There are times when looking at something narrowly can be more effective than taking a wider and more comprehensive view. If you don’t believe me, consider the experience of looking at organisms in a microscope or watching a bird through binoculars. Distractions are minimized, allowing optimal evaluation and analysis of what’s under investigation.
In security, the normative way that we understand and examine the security of our organizations has a focus similar to the examples above: We examine the effectiveness of the security countermeasures (i.e., controls) put in place to achieve security objectives.
If you’ve ever had a program-level security assessment performed, for example, chances are good the assessor evaluated your controls — what wasn’t working and why — and recommended improvements to make them more effective.
Like using a microscope or binoculars, it’s useful to look at security from an executive vantage point. That type of analysis helps us understand whether we’re getting what we expect from the countermeasures put in place. When one or more of those methods or mechanisms fail to serve the function they were intended to perform, or when they don’t have sufficient scope to protect the organization fully, it’s helpful to know that.
Just like focusing on a bird through binoculars occludes your ability to see the broader landscape, looking at security effectiveness alone does not provide the full picture of what you as a security manager or executive might care about.
There are dimensions to examine beyond effectiveness that are both germane and relevant to security operations. Surprisingly, many organizations do not examine them at all, which can mean they are not using their resources optimally.
For the purpose of illustration, consider multiple ways to implement the same countermeasure. One company might implement a countermeasure in a very mature way — for example, following processes that are documented, and implementing measures to learn and improve its operation. Another might just sort of wing it.
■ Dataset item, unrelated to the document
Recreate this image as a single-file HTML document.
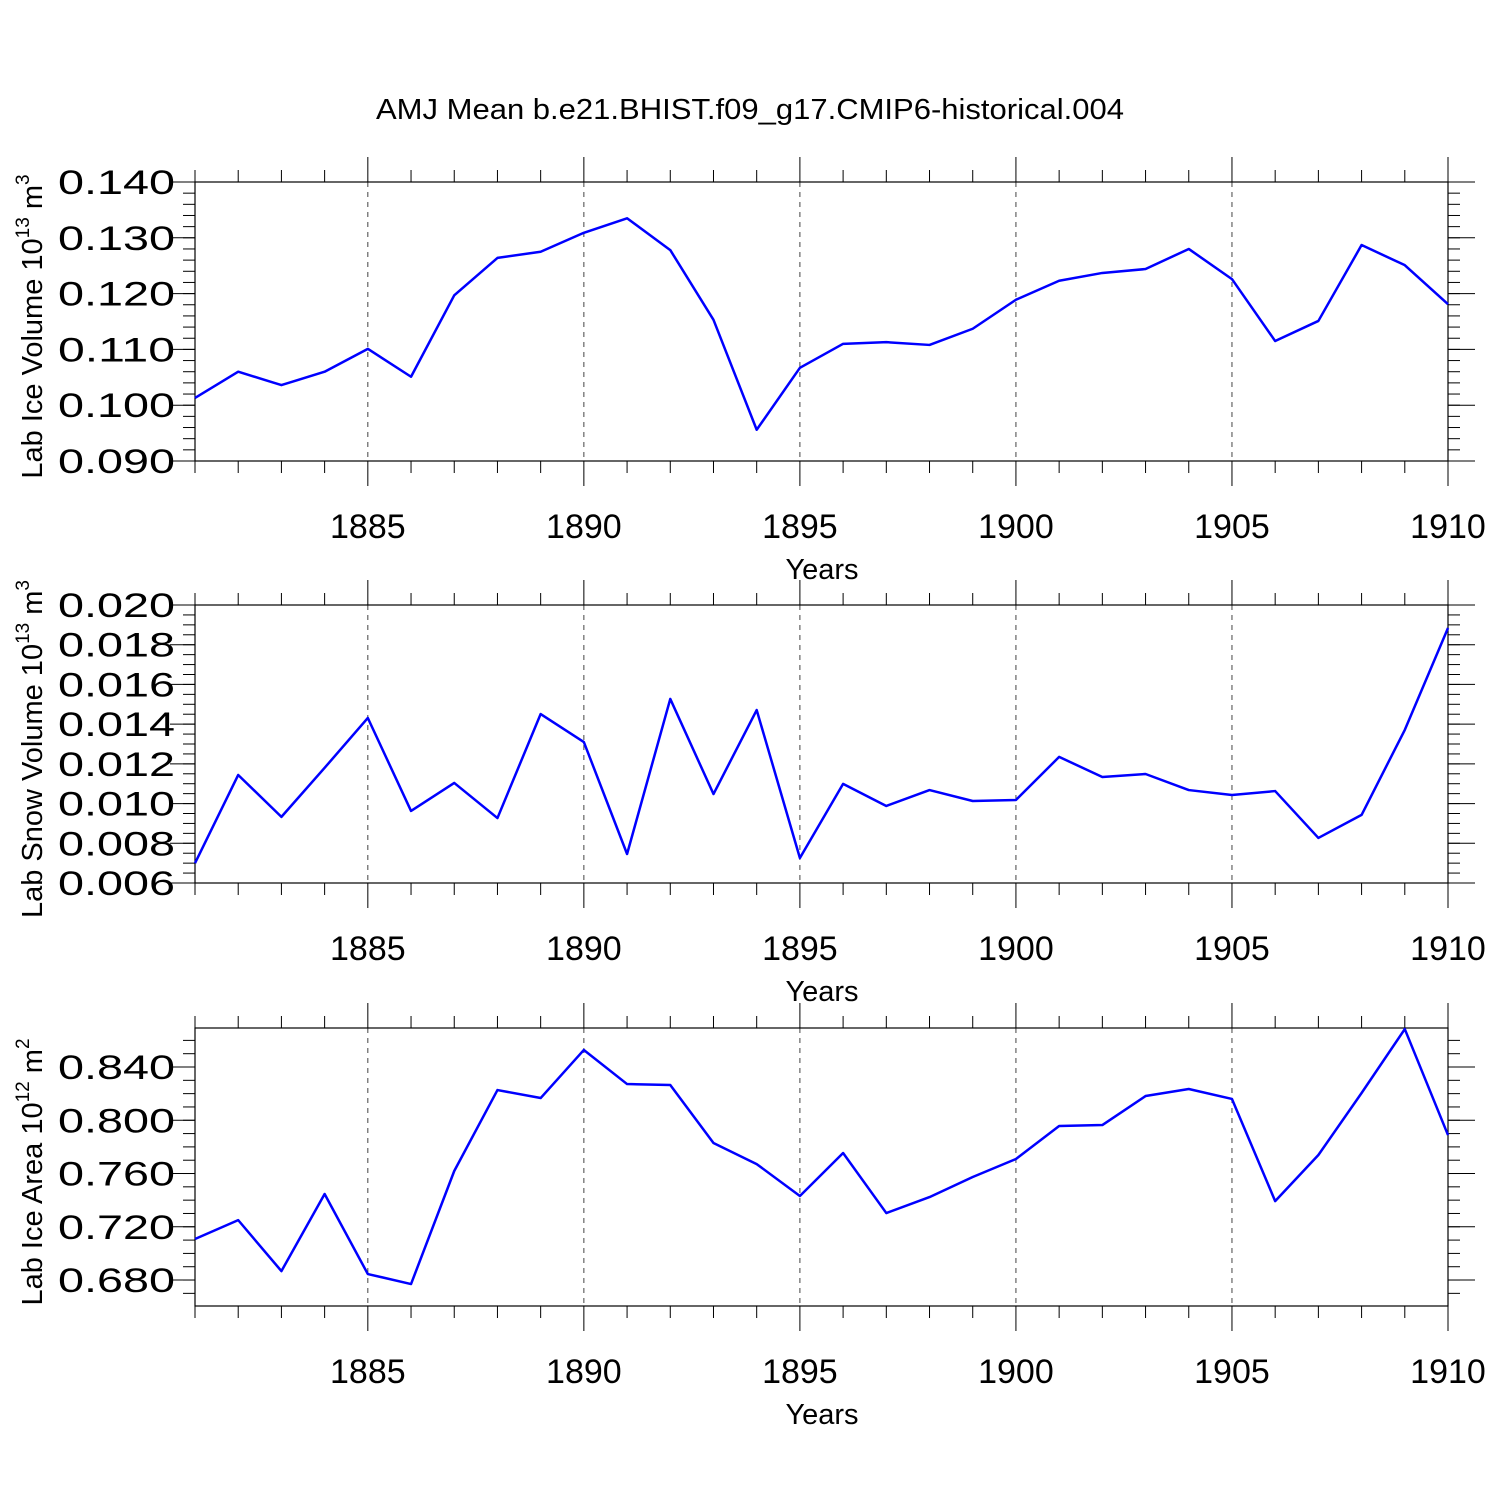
<!DOCTYPE html>
<html><head><meta charset="utf-8"><style>
body{margin:0;background:#fff}
svg{display:block;font-family:"Liberation Sans",Arial,sans-serif}
</style></head><body>
<svg id="c" width="1500" height="1500" viewBox="0 0 1500 1500">
<rect width="1500" height="1500" fill="#fff"/>
<text x="376" y="119" font-size="29" textLength="748" lengthAdjust="spacingAndGlyphs">AMJ Mean b.e21.BHIST.f09_g17.CMIP6-historical.004</text>
</svg>
<script>
const years = [1881,1882,1883,1884,1885,1886,1887,1888,1889,1890,1891,1892,1893,1894,1895,1896,1897,1898,1899,1900,1901,1902,1903,1904,1905,1906,1907,1908,1909,1910];
const iceVolume = [0.1013,0.1060,0.1036,0.1060,0.1101,0.1051,0.1197,0.1264,0.1275,0.1309,0.1335,0.1278,0.1153,0.0956,0.1067,0.1110,0.1113,0.1108,0.1137,0.1189,0.1223,0.1237,0.1244,0.1280,0.1226,0.1115,0.1151,0.1287,0.1251,0.1181];
const snowVolume = [0.0070,0.01144,0.00933,0.0118,0.01431,0.00963,0.01104,0.00927,0.01451,0.0131,0.00746,0.01527,0.01048,0.01471,0.00726,0.01099,0.00988,0.01068,0.01013,0.01018,0.01235,0.01134,0.01149,0.01068,0.01043,0.01063,0.00827,0.00943,0.01371,0.01884];
const iceArea = [0.7108,0.7250,0.6867,0.7446,0.6845,0.6770,0.7619,0.8227,0.8167,0.8528,0.8272,0.8265,0.7829,0.7671,0.7431,0.7754,0.7303,0.7423,0.7574,0.7709,0.7957,0.7964,0.8182,0.8235,0.8160,0.7393,0.7739,0.8205,0.8685,0.7889];
const xTickLabels = [1885,1890,1895,1900,1905,1910];
const iceVolTicks = [0.090,0.100,0.110,0.120,0.130,0.140];
const snowTicks = [0.006,0.008,0.010,0.012,0.014,0.016,0.018,0.020];
const areaTicks = [0.680,0.720,0.760,0.800,0.840];

const NS="http://www.w3.org/2000/svg", svg=document.getElementById('c');
function mk(tag,attrs,parent){const e=document.createElementNS(NS,tag);for(const k in attrs)e.setAttribute(k,attrs[k]);(parent||svg).appendChild(e);return e;}
const X0=195,X1=1448;
const xs=v=>X0+(v-1881)/(1910-1881)*(X1-X0);

function panel(p){
  const g=mk('g',{});
  
  
  const ys=v=>p.bot-(v-p.ymin)/(p.ymax-p.ymin)*(p.bot-p.top);
  xTickLabels.forEach(y=>{if(y<1910){const l=mk('line',{x1:xs(y),x2:xs(y),y1:p.top,y2:p.bot,stroke:'#444','stroke-width':1,'stroke-dasharray':'5,5'},g);
    }});
  for(let y=1881;y<=1910;y++){
    const maj=(y%5===0), len=maj?25:12;
    mk('line',{x1:xs(y),x2:xs(y),y1:p.top-len,y2:p.top,stroke:'#000','stroke-width':1},g);
    mk('line',{x1:xs(y),x2:xs(y),y1:p.bot,y2:p.bot+len,stroke:'#000','stroke-width':1},g);
  }
  const start=p.ticks[0]-p.minor*Math.floor((p.ticks[0]-p.ymin)/p.minor+1e-6);
  for(let v=start; v<=p.ymax+1e-9; v+=p.minor){
    const y=ys(v);
    mk('line',{x1:X0-12,x2:X0,y1:y,y2:y,stroke:'#000','stroke-width':1},g);
    mk('line',{x1:X1,x2:X1+12,y1:y,y2:y,stroke:'#000','stroke-width':1},g);
  }
  p.ticks.forEach(v=>{
    const y=ys(v);
    mk('line',{x1:X0-25,x2:X0,y1:y,y2:y,stroke:'#000','stroke-width':1},g);
    mk('line',{x1:X1,x2:X1+27,y1:y,y2:y,stroke:'#000','stroke-width':1},g);
    const t=mk('text',{x:58,y:y+12,'font-size':34,textLength:117,lengthAdjust:'spacingAndGlyphs'},g);t.textContent=v.toFixed(3);
    
  });
  xTickLabels.forEach(y=>{const t=mk('text',{x:xs(y),y:p.bot+77,'font-size':34,'text-anchor':'middle'},g);t.textContent=y;
    });
  const xt=mk('text',{x:822,y:p.bot+118,'font-size':29,'text-anchor':'middle'},g);xt.textContent='Years';
  
  const yt=mk('text',{transform:`translate(42,${(p.top+p.bot)/2+5}) rotate(-90)`,'font-size':29,'text-anchor':'middle'},g);
  yt.innerHTML=p.label+' 10<tspan dy="-13" font-size="19">'+p.exp+'</tspan><tspan dy="13"> m</tspan><tspan dy="-13" font-size="19">'+p.unit+'</tspan>';
  
  const fr=mk('rect',{x:X0,y:p.top,width:X1-X0,height:p.bot-p.top,fill:'none',stroke:'#000','stroke-width':1.2},g);
  
  const line=mk('polyline',{points:p.data.map((v,i)=>xs(years[i])+','+ys(v)).join(' '),fill:'none',stroke:'#0000ff','stroke-width':2.5,'stroke-linejoin':'round'},g);
  
}
panel({name:'ice-volume-panel',top:182,bot:461,ymin:0.090,ymax:0.140,minor:0.002,ticks:iceVolTicks,data:iceVolume,label:'Lab Ice Volume',exp:'13',unit:'3'});
panel({name:'snow-volume-panel',top:605,bot:883,ymin:0.006,ymax:0.020,minor:0.0005,ticks:snowTicks,data:snowVolume,label:'Lab Snow Volume',exp:'13',unit:'3'});
panel({name:'ice-area-panel',top:1028,bot:1306,ymin:0.6605,ymax:0.8693,minor:0.01,ticks:areaTicks,data:iceArea,label:'Lab Ice Area',exp:'12',unit:'2'});
</script>
</body></html>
Say Company A implements a patch management process that is well documented and highly automated, while Company B leaves it to a junior intern. In this respect, maturity is another dimension beyond effectiveness. Effectiveness asks, “does the countermeasure work or not?” Maturity asks if it is resilient to personnel changes, changes in business processes, or other changes.
In addition to maturity, another dimension is total cost of ownership — that is, the amount of risk reduced (or attacks thwarted) per dollar spent. For example, what if Company A implements an automated tool to scan emails looking for malware, while Company B hires hundreds of analysts to read and review every inbound email manually?
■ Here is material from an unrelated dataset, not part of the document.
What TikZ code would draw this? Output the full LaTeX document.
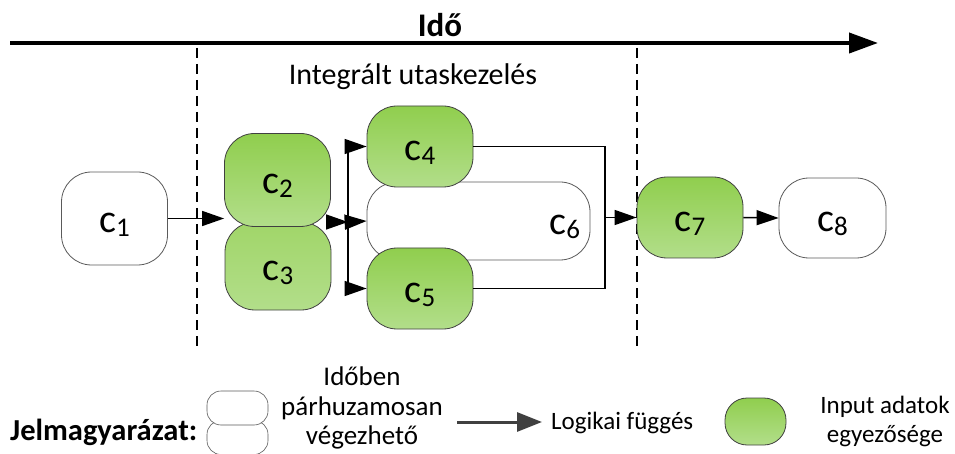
\documentclass[tikz,border=0pt]{standalone}
\usepackage{fontspec}
\setmainfont{Carlito}
\usepackage{xcolor}
\usepackage{tikz}
\usetikzlibrary{arrows.meta}
\usetikzlibrary{calc}
\usetikzlibrary{positioning}

\definecolor{inputtop}{RGB}{144,206,78}
\definecolor{inputbot}{RGB}{178,222,138}
\definecolor{edgegray}{RGB}{90,90,90}
\definecolor{legendarrow}{RGB}{64,64,64}

\newcommand{\csub}[1]{c\raisebox{-4pt}{\fontsize{27}{27}\selectfont #1}}

\tikzset{
  task/.style={draw=edgegray, line width=0.8pt, fill=white, rounded corners=30pt,
    minimum width=106pt, minimum height=81pt, inner sep=0pt,
    text height=31pt, text depth=3pt,
    font=\fontsize{40}{40}\selectfont},
  input/.style={task, draw=black!75, top color=inputtop, bottom color=inputbot},
  link/.style={line width=1.5pt, -{Triangle[length=22pt,width=15pt]}},
  phase/.style={line width=1.4pt, dash pattern=on 10pt off 6pt},
  label/.style={inner sep=0pt, align=center, font=\fontsize{25}{29}\selectfont},
}

\begin{document}
\begin{tikzpicture}[x=1pt, y=-1pt]

  \useasboundingbox (0, 0) rectangle (955, 454);

  % time axis
  \coordinate (t0) at (10, 43);
  \coordinate (t1) at (878, 43);
  \draw [line width=4pt, -{Triangle[length=29pt,width=20pt]}] (t0) -- (t1);
  \node [inner sep=0pt, font=\fontsize{33}{33}\selectfont\bfseries] (ido) at (440, 25) {Idő};

  \draw [phase] (197, 48) -- (197, 352);
  \draw [phase] (637, 48) -- (637, 352);
  \node [label, font=\fontsize{30}{30}\selectfont] (integ) at (413, 77) {Integrált utaskezelés};

  % tasks
  \node [task, minimum height=93pt] (c1) at (114.5, 218.5) {\csub{1}};
  \node [input, minimum height=88pt, top color=inputtop!85!white] (c3) at (278, 266) {\csub{3}};
  \node [input, minimum height=93pt] (c2) at (277.5, 180) {\csub{2}};
  \node [task, minimum width=223pt, minimum height=78pt, text width=203pt,
    align=right, inner xsep=10pt] (c6) at (478.5, 221) {\csub{6}};
  \node [input] (c4) at (420, 146.5) {\csub{4}};
  \node [input] (c5) at (420, 288.5) {\csub{5}};
  \node [input] (c7) at (690, 217.5) {\csub{7}};
  \node [task, minimum width=107pt, minimum height=80pt] (c8) at (832.5, 218) {\csub{8}};

  % dependencies
  \coordinate (fork) at (348, 222);
  \coordinate (merge) at (605, 217.5);
  \draw [link] (c1.east) -- (c1.east -| c2.west);
  \draw [link] (c2.south east |- fork) -- (fork);
  \draw [line width=1.5pt] (fork |- c4.west) -- (fork |- c5.west);
  \draw [link] (fork |- c4.west) -- (c4.west);
  \draw [link] (fork) -- (c6.west);
  \draw [link] (fork |- c5.west) -- (c5.west);
  \draw [line width=1.5pt] (c4.east) -| (merge) |- (c5.east);
  \draw [link] (merge) -- (c7.west);
  \draw [link] (c7.east) -- (c8.west);

  % legend
  \node [inner sep=0pt, anchor=west, font=\fontsize{30.5}{30.5}\selectfont\bfseries] (jel) at (10, 432) {Jelmagyarázat:};
  \node [task, line width=0.6pt, rounded corners=14pt, minimum width=61pt, minimum height=31pt] (par2) at (237.5, 437.5) {};
  \node [task, line width=0.6pt, rounded corners=14pt, minimum width=61pt, minimum height=30pt] (par1) at (237.5, 408) {};
  \node [label, font=\fontsize{27}{29.5}\selectfont] (partext) at (362, 408) {Időben\\párhuzamosan\\végezhető};
  \coordinate (dep0) at (457, 422);
  \coordinate (dep1) at (542, 422);
  \draw [draw=legendarrow, line width=3pt, -{Triangle[length=25pt,width=19pt]}] (dep0) -- (dep1);
  \node [label, anchor=west] (deptext) at (551, 423) {Logikai függés};
  \node [input, rounded corners=22pt, minimum width=61pt, minimum height=47pt] (inp) at (755.5, 421.5) {};
  \node [label] (inptext) at (885, 421) {Input adatok\\egyezősége};

\end{tikzpicture}
\end{document}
I chose a ludicrous scenario to illustrate, but in the above example, clearly one approach (the automated tool) is orders of magnitude cheaper to operate than the other (the manual approach). Even assuming that both countermeasures perform equivalently — and have the same scope of coverage — clearly one is more cost-effective.
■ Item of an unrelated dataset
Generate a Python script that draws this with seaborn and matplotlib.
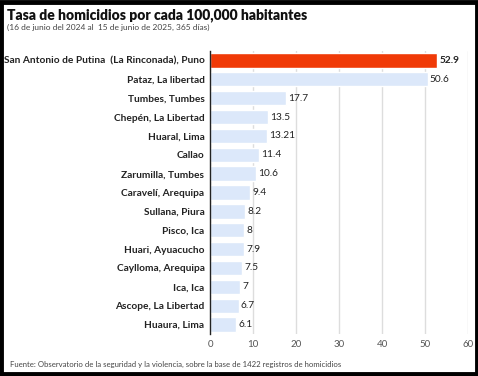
import matplotlib
matplotlib.use("Agg")
import matplotlib.pyplot as plt
import seaborn as sns
import pandas as pd

categories = [
    "San Antonio de Putina  (La Rinconada), Puno",
    "Pataz, La libertad",
    "Tumbes, Tumbes",
    "Chepén, La Libertad",
    "Huaral, Lima",
    "Callao",
    "Zarumilla, Tumbes",
    "Caravelí, Arequipa",
    "Sullana, Piura",
    "Pisco, Ica",
    "Huari, Ayuacucho",
    "Caylloma, Arequipa",
    "Ica, Ica",
    "Ascope, La Libertad",
    "Huaura, Lima",
]
values = [52.9, 50.6, 17.7, 13.5, 13.21, 11.4, 10.6, 9.4, 8.2, 8, 7.9, 7.5, 7, 6.7, 6.1]
value_labels = ["52.9", "50.6", "17.7", "13.5", "13.21", "11.4", "10.6", "9.4",
                "8.2", "8", "7.9", "7.5", "7", "6.7", "6.1"]
x_ticks = [0, 10, 20, 30, 40, 50, 60]

title = "Tasa de homicidios por cada 100,000 habitantes"
subtitle = "(16 de junio del 2024 al  15 de junio de 2025, 365 días)"
source = "Fuente: Observatorio de la seguridad y la violencia, sobre la base de 1422 registros de homicidios"

sns.set_theme(style="white")
plt.rcParams["font.family"] = ["Lato", "DejaVu Sans"]

df = pd.DataFrame({"cat": categories, "val": values})
palette = ["#F03A07"] + ["#DCE8FA"] * (len(categories) - 1)

fig = plt.figure(figsize=(4.78, 3.76), dpi=100, facecolor="white")
ax = fig.add_axes([210 / 478, 1 - 334 / 376, (468 - 210) / 478, (334 - 51) / 376])

sns.barplot(data=df, x="val", y="cat", hue="cat", palette=palette, legend=False,
            ax=ax, width=0.76, saturation=1, zorder=2)

ax.set_xlim(0, 60)
ax.set_ylim(len(categories) - 0.5, -0.5)
ax.set_xticks(x_ticks)
ax.set_xticklabels([str(t) for t in x_ticks], fontsize=7, color="#555555")
ax.tick_params(axis="x", length=0, pad=4)
ax.tick_params(axis="y", length=0, pad=4)
ax.set_yticks(range(len(categories)))
ax.set_yticklabels(categories, fontsize=7.3, fontweight="bold", color="#222222")
ax.set_xlabel("")
ax.set_ylabel("")
ax.grid(axis="x", color="#DDDDDD", linewidth=1.0, zorder=0)
for s in ["top", "right", "bottom"]:
    ax.spines[s].set_visible(False)
ax.spines["left"].set_color("#222222")
ax.spines["left"].set_linewidth(1.0)
ax.spines["left"].set_zorder(3)

for i, (v, lab) in enumerate(zip(values, value_labels)):
    ax.text(v + 0.5, i, lab, va="center", ha="left", fontsize=7.3,
            fontweight="bold" if i == 0 else "normal", color="#222222")

fig.text(7 / 478, 1 - 15 / 376, title, fontsize=10, fontweight="heavy",
         color="#111111", va="center", ha="left")
fig.text(7 / 478, 1 - 27 / 376, subtitle, fontsize=6, color="#444444",
         va="center", ha="left")
fig.text(10 / 478, 1 - 364 / 376, source, fontsize=5.6, color="#444444",
         va="center", ha="left")

border = plt.Rectangle((0.003, 0.004), 0.994, 0.992, transform=fig.transFigure,
                       fill=False, edgecolor="black", linewidth=3.5)
fig.add_artist(border)

fig.savefig("out.png", dpi=100, facecolor="white")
The additional expense required to maintain the inefficient/expensive countermeasure actually is making the overall security worse than it otherwise could be. Why? Because there’s an opportunity cost associated with what you could be doing with poor performing investments. There are things you otherwise could do if you were not using resources inefficiently.
“The key missing ingredient to most cybersecurity programs is economics,” said IDC Vice President Pete Lindstrom. “An understanding of costs and benefits is important, because we need to optimize scarce resources. Even if we have resources, we should prioritize the activities that reduce the most risk at the least cost.”
The point is, analyzing these other dimensions about your security program tells you things that just looking at effectiveness alone does not. Don’t get me wrong — effectiveness is a good starting point. If you don’t understand whether your countermeasures are appropriate and working well, you’ve got some fairly sizable fish to fry.
However, if you want to take the next step and ensure that you’re a responsible steward of your organization’s resources, then stopping there just doesn’t cut it. Why? Because governance, at its core, is about making the best use of resources to advance the organization’s mission optimally. How can you do that if you don’t understand the efficiency, resilience or maturity of the security measures you have in place?
The question for security executives therefore becomes how you can understand other dimensions of security systematically and holistically. There are a few ways to get started. One approach starts with an objective stock-taking of countermeasures according to an economic or maturity point of view.
Maturity is straightforward — systematically work through and evaluate critically how each security mechanism you have in place stacks up along the maturity spectrum. The important part is to be as objective as possible; if you are challenged in being objective, maybe bring in an unbiased third party, such as an audit firm or security consultant, to help with this evaluation.
An economic viewpoint is a bit more involved, but still not rocket science. Start by understanding what it costs on an annual basis to operate the countermeasures you have in place, both in soft costs (such as staff time and human-power) and in hard dollars (costs like licensing costs for software, or maintenance costs paid to vendors or service providers).
It’s important that you not try to boil the ocean at first. Even if your financial calculation model isn’t perfect, scale is more important than pinpoint accuracy out of the gate. Why? Because each mechanism you can understand in this way allows you to evaluate security mechanisms relative to each other.
The more you can evaluate, the more inefficiencies you can find, which will result in better decisions about future investments. Keep in mind that you can improve the accuracy of your models down the road as you start to see the benefits of taking this type of approach.